Piping hot, crispy tater tots. The carton of milk with the photo of the missing boy or girl. This is my memory of a public school lunch in Anacortes that I only had the pleasure of attending for a very short time, as I went to a small rural four-room Mennonite school in Canada for most of my education. So then.
My school lunch consisted of the following: a sandwich, peanut butter and jam, or, more often peanut butter and hagel slag - the dutch name for a type of chocolate sprinkles (not like any chocolate sprinkles you’ve had in North America!) made specifically for the purpose of eating on bread, usually with butter. The Dutch-American version (my parents being Dutch immigrants), is with peanut butter, of course. So basically a chocolate peanut butter cup on bread. When we first began attending that school - I was in second grade - Miss Hershberger objected to the brown sugar or hagel slag sandwiches, as she considered them to be most unhealthy. Now, older than she was then, I daresay she was correct, though at the time I thought her wholly unreasonable and bordering on cruel.

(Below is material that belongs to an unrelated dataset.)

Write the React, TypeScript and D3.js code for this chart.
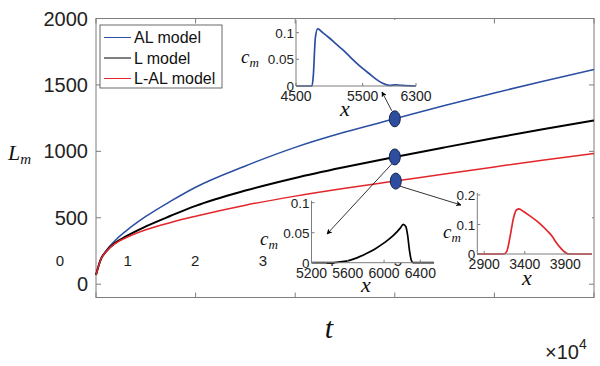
import React from 'react';
import { scaleLinear, line, curveMonotoneX } from 'd3';

// main plot: time (t) and front position L_m for the three models
const tValues = [0, 500, 1000, 2000, 3000, 5000, 7500, 10000, 15000, 20000, 25000, 30000, 35000, 40000, 45000, 50000];
const alModel = [70, 190, 250, 335, 400, 510, 625, 730, 890, 1030, 1145, 1245, 1345, 1440, 1530, 1616];
const lModel = [70, 190, 245, 315, 360, 435, 515, 590, 705, 800, 882, 958, 1030, 1100, 1168, 1233];
const lalModel = [70, 190, 245, 310, 350, 410, 465, 512, 595, 663, 722, 776, 830, 883, 935, 983];

const yTicks = [0, 500, 1000, 1500, 2000];
const xTicks = [0, 10000, 20000, 30000, 40000, 50000];
const strayLabels = ['0', '1', '2', '3', '4', '5'];
const legendNames = ['AL model', 'L model', 'L-AL model'];

// insets: concentration profiles c_m(x) at t = 3e4
const alX = [4500, 4700, 4740, 4760, 4790, 4825, 4900, 5000, 5100, 5200, 5300, 5400, 5500, 5600, 5700, 5800, 5900, 6000, 6100, 6300];
const alC = [0, 0, 0, 0.02, 0.09, 0.107, 0.1, 0.09, 0.079, 0.068, 0.056, 0.044, 0.033, 0.023, 0.013, 0.005, 0.001, 0.002, 0.001, 0];
const alTicksX = [4500, 5500, 6300];
const alTicksY = [0, 0.05, 0.1];

const lX = [5200, 5400, 5500, 5600, 5700, 5800, 5900, 6000, 6100, 6180, 6210, 6240, 6260, 6280, 6300, 6320, 6550];
const lC = [0, 0, 0.001, 0.003, 0.008, 0.015, 0.023, 0.033, 0.045, 0.058, 0.064, 0.06, 0.045, 0.02, 0.004, 0, 0];
const lTicksX = [5200, 5600, 6000, 6400];
const lTicksY = [0, 0.05, 0.1];

const lalX = [2815, 3140, 3180, 3220, 3260, 3300, 3330, 3380, 3460, 3580, 3680, 3740, 3790, 3850, 3900, 3950, 4230];
const lalC = [0, 0, 0.01, 0.06, 0.12, 0.15, 0.153, 0.145, 0.13, 0.105, 0.078, 0.059, 0.038, 0.018, 0.005, 0, 0];
const lalTicksX = [2900, 3400, 3900];
const lalTicksY = [0, 0.1, 0.2];

const BLUE = '#2b4ea2';
const RED = '#e3262b';
const BLACK = '#000000';
const FRAME = '#7d7d7d';
const SANS = '"Liberation Sans", Arial, Helvetica, sans-serif';
const SERIF = '"Liberation Serif", "DejaVu Serif", serif';

const x = scaleLinear().domain([0, 50000]).range([96, 594]);
const y = scaleLinear().domain([-100, 2000]).range([297.5, 18.5]);
const stray = scaleLinear().domain([0, 5]).range([60, 398]);

const mainLine = (vals: number[]) =>
  line<number>()
    .x((_, i) => x(tValues[i]))
    .y((d) => y(d))
    .curve(curveMonotoneX)(vals) || '';

interface InsetProps {
  xs: number[];
  cs: number[];
  color: string;
  xDomain: [number, number];
  yDomain: [number, number];
  xRange: [number, number];
  yRange: [number, number];
  ticksX: number[];
  ticksY: number[];
  cmPos: [number, number];
  xPos: [number, number];
}

const Cm = ({ px, py }: { px: number; py: number }) => (
  <text x={px} y={py} fontFamily={SERIF} fontStyle="italic" fontSize={19} fill="#111">
    c<tspan fontSize={13} dy={4}>m</tspan>
  </text>
);

const Inset: React.FC<InsetProps> = (p) => {
  const sx = scaleLinear().domain(p.xDomain).range(p.xRange);
  const sy = scaleLinear().domain(p.yDomain).range(p.yRange);
  const path =
    line<number>()
      .x((_, i) => sx(p.xs[i]))
      .y((d) => sy(d))
      .curve(curveMonotoneX)(p.cs) || '';
  const [x0, x1] = p.xRange;
  const [y0, y1] = p.yRange;
  return (
    <g>
      <rect x={x0} y={y1 - 2} width={x1 - x0} height={y0 - y1 + 2} fill="#fff" />
      <path d={path} fill="none" stroke={p.color} strokeWidth={1.7} />
      <line x1={x0} x2={x0} y1={y1 - 2} y2={y0} stroke={FRAME} strokeWidth={1} />
      <line x1={x0} x2={x1} y1={y0} y2={y0} stroke={FRAME} strokeWidth={1} />
      {p.ticksY.map((t) => (
        <g key={t}>
          <line x1={x0} x2={x0 + 3} y1={sy(t)} y2={sy(t)} stroke={FRAME} />
          <text x={x0 - 2} y={sy(t) + 5} textAnchor="end" fontFamily={SANS} fontSize={13.5} fill="#222">
            {t}
          </text>
        </g>
      ))}
      {p.ticksX.map((t) => (
        <g key={t}>
          <line x1={sx(t)} x2={sx(t)} y1={y0} y2={y0 - 3} stroke={FRAME} />
          <text x={sx(t)} y={y0 + 15} textAnchor="middle" fontFamily={SANS} fontSize={14} fill="#222">
            {t}
          </text>
        </g>
      ))}
      <Cm px={p.cmPos[0]} py={p.cmPos[1]} />
      <text x={p.xPos[0]} y={p.xPos[1]} textAnchor="middle" fontFamily={SERIF} fontStyle="italic" fontSize={22} fill="#111">
        x
      </text>
    </g>
  );
};

const App = () => {
  const legendColors = [BLUE, BLACK, RED];
  return (
    <svg width={600} height={366} style={{ position: 'absolute', left: 0, top: 0, background: '#fff' }}>
      <defs>
        <marker id="arr" viewBox="0 0 10 10" refX={9} refY={5} markerWidth={7} markerHeight={7} orient="auto-start-reverse">
          <path d="M0,0 L10,5 L0,10 L3,5 z" fill="#000" />
        </marker>
      </defs>

      {/* stray tick labels */}
      {strayLabels.map((s, i) => (
        <text key={s} x={stray(i)} y={266} textAnchor="middle" fontFamily={SANS} fontSize={15} fill="#222">
          {s}
        </text>
      ))}

      {/* frame and ticks */}
      <rect x={x(0)} y={y(2000)} width={x(50000) - x(0)} height={y(-100) - y(2000)} fill="none" stroke={FRAME} />
      {xTicks.map((t) => (
        <g key={t}>
          <line x1={x(t)} x2={x(t)} y1={y(-100)} y2={y(-100) - 5} stroke={FRAME} />
          <line x1={x(t)} x2={x(t)} y1={y(2000)} y2={y(2000) + 5} stroke={FRAME} />
        </g>
      ))}
      {yTicks.map((t) => (
        <g key={t}>
          <line x1={x(0)} x2={x(0) + 5} y1={y(t)} y2={y(t)} stroke={FRAME} />
          <line x1={x(50000)} x2={x(50000) - 5} y1={y(t)} y2={y(t)} stroke={FRAME} />
          <text x={88} y={y(t) + 7} textAnchor="end" fontFamily={SANS} fontSize={20} fill="#222">
            {t}
          </text>
        </g>
      ))}

      {/* curves */}
      <path d={mainLine(alModel)} fill="none" stroke={BLUE} strokeWidth={1.5} />
      <path d={mainLine(lModel)} fill="none" stroke={BLACK} strokeWidth={2} />
      <path d={mainLine(lalModel)} fill="none" stroke={RED} strokeWidth={1.5} />

      {/* insets */}
      <Inset xs={alX} cs={alC} color={BLUE} xDomain={[4500, 6300]} yDomain={[0, 0.12]} xRange={[296, 416]} yRange={[86, 22]}
        ticksX={alTicksX} ticksY={alTicksY} cmPos={[241, 63]} xPos={[345, 116]} />
      <Inset xs={lX} cs={lC} color={BLACK} xDomain={[5200, 6550]} yDomain={[0, 0.1]} xRange={[311.5, 434]} yRange={[262.7, 202.7]}
        ticksX={lTicksX} ticksY={lTicksY} cmPos={[260, 245]} xPos={[366, 292]} />
      <Inset xs={lalX} cs={lalC} color={RED} xDomain={[2815, 4230]} yDomain={[0, 0.2]} xRange={[477.3, 592]} yRange={[254, 195]}
        ticksX={lalTicksX} ticksY={lalTicksY} cmPos={[443, 238]} xPos={[527, 285]} />

      {/* markers and arrows */}
      <line x1={x(30000) - 3} y1={y(1245) - 8} x2={382} y2={92} stroke="#000" strokeWidth={0.8} markerEnd="url(#arr)" />
      <line x1={x(30000) - 3} y1={y(958) + 7} x2={327} y2={234} stroke="#000" strokeWidth={0.8} markerEnd="url(#arr)" />
      <line x1={x(30100) + 4} y1={y(776) + 5} x2={461} y2={205} stroke="#000" strokeWidth={0.8} markerEnd="url(#arr)" />
      <ellipse cx={x(30000)} cy={y(1245)} rx={5.5} ry={8} fill="#2d4e9f" stroke="#15244d" />
      <ellipse cx={x(30000)} cy={y(958)} rx={5.5} ry={8} fill="#2d4e9f" stroke="#15244d" />
      <ellipse cx={x(30100)} cy={y(776)} rx={5.5} ry={8} fill="#2d4e9f" stroke="#15244d" />

      {/* legend */}
      <rect x={100} y={25} width={122} height={63} fill="#fff" stroke="#444" strokeWidth={0.8} />
      {legendNames.map((n, i) => (
        <g key={n}>
          <line x1={104} x2={131} y1={37.5 + i * 20.5} y2={37.5 + i * 20.5} stroke={legendColors[i]} strokeWidth={1} />
          <text x={134} y={43 + i * 20.5} fontFamily={SANS} fontSize={16} fill="#111">
            {n}
          </text>
        </g>
      ))}

      {/* axis labels */}
      <text x={8} y={160} fontFamily={SERIF} fontStyle="italic" fontSize={22} fill="#111">
        L<tspan fontSize={15} dy={4}>m</tspan>
      </text>
      <text x={329} y={338} textAnchor="middle" fontFamily={SERIF} fontStyle="italic" fontSize={30} fill="#111">
        t
      </text>
      <text x={545} y={359} fontFamily={SANS} fontSize={20} fill="#222">
        ×10<tspan fontSize={14} dy={-10}>4</tspan>
      </text>
    </svg>
  );
};

export default App;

There was usually also in this lunch several snacks; one for morning recess and another for afternoon recess, or saved for the 30-minute bus ride home, in addition to one for lunch. So the snacks were: apples or pears or peaches, whatever was in season. Sometimes bananas. We were allowed two cookies, either homemade chocolate chip, peanut butter, or oatmeal of some kind. If we were especially lucky, speculaas or stroopwafels (both special dutch treats, though now they are ubiquitous in most grocery stores, especially the stroopwafels), and the Voortman brand cookies.
Fruit yogurt was common. Celery with peanut butter sometimes, or carrot sticks. Baby carrots had not been invented yet. Peeled and sliced cucumbers in lemon juice and sugar. Occasionally, there would be packets of cheese and crackers. You know the ones, with the little red stick to spread the soft cheese-like substance on the salty white rectangular crackers. I can’t forget the snack cakes. Ah, Little Debbie. The swiss cake rolls, and the nutty buddies were my favorites.

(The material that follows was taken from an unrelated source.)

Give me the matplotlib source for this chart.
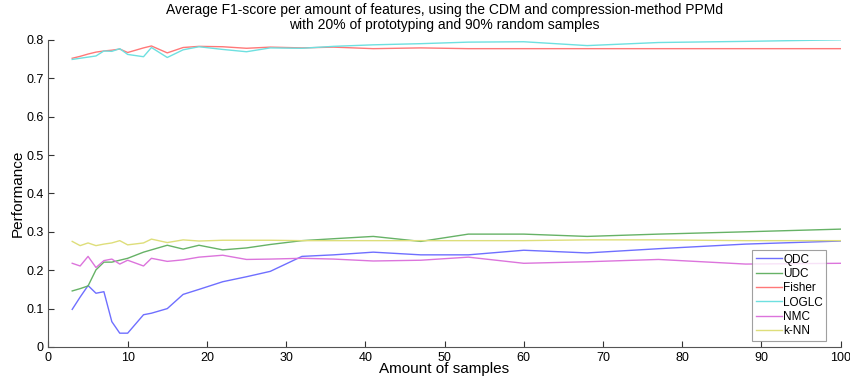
#!/usr/bin/env python3
"""Average F1-score per amount of samples (CDM, PPMd) -> out.png"""

import matplotlib
matplotlib.use("Agg")
import matplotlib.pyplot as plt

samples = [3, 4, 5, 6, 7, 8, 9, 10, 12, 13, 15, 17, 19, 22, 25, 28, 32, 36,
           41, 47, 53, 60, 68, 77, 88, 100]

qdc = [0.098, 0.130, 0.160, 0.140, 0.144, 0.066, 0.036, 0.036, 0.084, 0.088,
       0.100, 0.137, 0.150, 0.170, 0.183, 0.197, 0.236, 0.240, 0.247, 0.240,
       0.240, 0.252, 0.245, 0.256, 0.268, 0.276]
udc = [0.146, 0.152, 0.159, 0.201, 0.221, 0.221, 0.226, 0.231, 0.247, 0.253,
       0.265, 0.255, 0.265, 0.253, 0.258, 0.267, 0.277, 0.282, 0.288, 0.275,
       0.294, 0.294, 0.288, 0.294, 0.300, 0.307]
fisher = [0.752, 0.757, 0.763, 0.768, 0.771, 0.773, 0.776, 0.767, 0.779, 0.784,
          0.766, 0.780, 0.783, 0.782, 0.778, 0.781, 0.779, 0.781, 0.777, 0.779,
          0.777, 0.777, 0.777, 0.777, 0.777, 0.777]
loglc = [0.749, 0.752, 0.755, 0.758, 0.771, 0.770, 0.777, 0.762, 0.756, 0.780,
         0.754, 0.774, 0.782, 0.775, 0.769, 0.779, 0.778, 0.783, 0.787, 0.790,
         0.794, 0.795, 0.785, 0.793, 0.796, 0.800]
nmc = [0.218, 0.211, 0.236, 0.207, 0.225, 0.229, 0.216, 0.226, 0.211, 0.231,
       0.223, 0.227, 0.234, 0.239, 0.228, 0.229, 0.231, 0.229, 0.224, 0.226,
       0.234, 0.218, 0.222, 0.228, 0.216, 0.218]
knn = [0.275, 0.264, 0.271, 0.264, 0.268, 0.271, 0.277, 0.266, 0.271, 0.281,
       0.272, 0.279, 0.276, 0.278, 0.278, 0.278, 0.277, 0.277, 0.277, 0.277,
       0.277, 0.277, 0.279, 0.279, 0.277, 0.277]

series = [
    ("QDC", qdc, "#6f6fff"),
    ("UDC", udc, "#66b266"),
    ("Fisher", fisher, "#ff7878"),
    ("LOGLC", loglc, "#6ee0e0"),
    ("NMC", nmc, "#dc74dc"),
    ("k-NN", knn, "#dede7a"),
]

plt.rcParams["font.family"] = ["Liberation Sans", "DejaVu Sans"]

fig = plt.figure(figsize=(8.5, 3.83), dpi=100)
ax = fig.add_axes([0.057, 0.094, 0.932, 0.802])

for name, values, color in series:
    ax.plot(samples, values, color=color, linewidth=1.0, label=name)

ax.set_xlim(0, 100)
ax.set_ylim(0, 0.8)
ax.set_xticks(range(0, 101, 10))
ax.set_yticks([i / 10 for i in range(9)])
ax.set_yticklabels(["0"] + [f"{i / 10:.1f}" for i in range(1, 9)])
ax.tick_params(direction="in", length=4, labelsize=9, colors="#333333",
               labelcolor="black")
for side in ("top", "right"):
    ax.spines[side].set_visible(False)
for side in ("left", "bottom"):
    ax.spines[side].set_color("#555555")

ax.set_xlabel("Amount of samples", fontsize=11, labelpad=-1)
ax.set_ylabel("Performance", fontsize=11, labelpad=1)
ax.set_title("Average F1-score per amount of features, using the CDM and compression-method PPMd\n"
             "with 20% of prototyping and 90% random samples", fontsize=10, pad=8,
             linespacing=1.1)

leg = ax.legend(loc="lower right", bbox_to_anchor=(0.982, 0.02), fontsize=8.5,
                frameon=True, fancybox=False, handlelength=2.2, handletextpad=0.1,
                borderpad=0.3, labelspacing=0.2, borderaxespad=0.0)
leg.get_frame().set_edgecolor("#888888")
leg.get_frame().set_linewidth(0.8)

fig.savefig("out.png", dpi=100)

All of this was packed in a yellow Tupperware lunch box, with the accessories: the sealable sandwich size container, tall and short lidded cups for yogurt or sliced fruit or veggies. Upon reflection, there was an awful lot of sugar in my school lunch. It’s little wonder I struggle with blood sugar issues and sugar addiction.
My parents often made our school lunches together. It was a big production, making lunches for eight children. Eight children of various developmental stages, growth phases, and very distinct tastes. When I was about ten, my mother asked me to make a chart so that they’d get the lunches right, since apparently there were more than a few mix-ups. Nothing like walking to the High school room to summon your brother or sister and negotiate a trade. One of my sisters liked butter on her peanut butter sandwiches. And if that sounds unsavory, I was the one with by far the most distinctive and awful taste - I loved liverwurst sandwiches. So make this chart I did. My parents would line the boxes up and then, in factory fashion, begin packing the snacks. The sandwiches would be assembled separately and then stacked and sliced all together, a brilliant efficiency, though often one would find a smidge of jam on their ham or peanut butter in their cheese.
As there were eight of us there were also colors of lunch boxes. Three of us had yellow, three red, and two brown. I had a yellow one, along with my eldest sister and the elder of the twin brothers. My two other sisters both had the red ones, as did the younger twin. The two brown ones belong to my other brothers. This lunch production system went on for years until we moved to the big city a month before my sixteenth birthday, and three were off to college. Somehow the move had broken the flow and now as the oldest at home, I was making my own lunch, along with my younger sister. The three boys, as they were often lumped into the label “the boys” - still had their lunches made for them. Now at a bigger school, one with an actual cafeteria, I stood out more than ever with my yellow Tupperware lunch box. Once in a while, I’d use my babysitting money to buy a hot lunch, but they were never nearly as good as I imagined them to be.